La menace d’une  «  séparation fonctionnelle »

En juillet dernier, l’Arcep tire une nouvelle cartouche. Dans nos colonnes, Sébastien Soriano indique qu’il réfléchit à modifier sa régulation d’Orange. Il pose clairement la question d’une  «  séparation fonctionnelle ». Cette mesure, qualifiée d’ «  arme nucléaire » par le régulateur, fait figure d’épouvantail pour l’opérateur. L’idée serait, selon Sébastien Soriano,  «  d’obliger Orange, sur le marché des entreprises [largement dominé par l’opérateur, Ndlr], à séparer très fortement les entités en charge de la vente en gros de celles en charge de la vente au détail ».

Orange a laissé passer l’été. Avant de sortir l’artillerie lourde à la rentrée. Sans prévenir l’Arcep, il a déposé au Conseil d’Etat une question prioritaire de constitutionnalité (QPC) pour contester, et possiblement mettre à bas, rien de moins que le pouvoir de sanction du régulateur. A l’Arcep, la pilule ne passe pas. Dans nos colonnes, Sébastien Soriano répond du tac au tac. Si son pouvoir de sanction devait disparaître, alors, menace-t-il, il faudrait revoir toute la politique française de régulation des télécoms. Et pourquoi pas faire comme au Royaume-Uni, et  «  couper l’opérateur historique en deux », en séparant ses activités de services (la vente d’abonnements au détail) de celles gérant l’accès au réseau. Ambiance !

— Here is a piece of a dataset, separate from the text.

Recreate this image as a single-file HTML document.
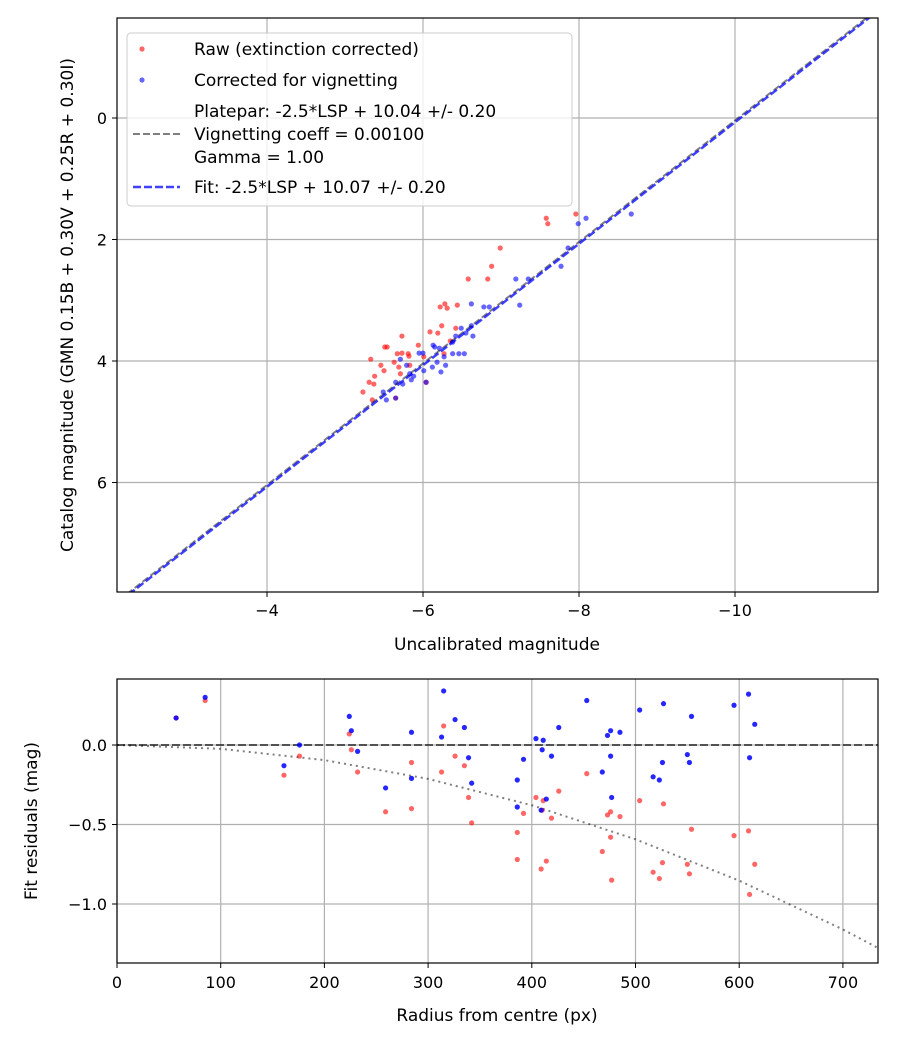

En fin de semaine dernière, Sébastien Soriano et Stéphane Richard se sont finalement rencontrés. Ils ont décidé d’enterrer la hache de guerre. Orange a accepté de retirer sa QPC,  «  créant ainsi les conditions de retour à un dialogue apaisé », a indiqué le régulateur dans un communiqué. Mais pour combien de temps ? Si Orange estime que son ras-le-bol d’être pris pour cible a été entendu, un de ses responsables affirme  «  qu’il y a toujours un problème de droit concernant l’Arcep, que la question que nous posons sur comment elle instruit et sanctionne reste posée ».  «  Nous jugerons sur pièces », poursuit le responsable, précisant que le groupe se réserve, si nécessaire, le droit de redéposer un jour sa QPC. En d’autres termes, rien ne dit que la poignée de main de la semaine dernière débouchera sur une paix durable.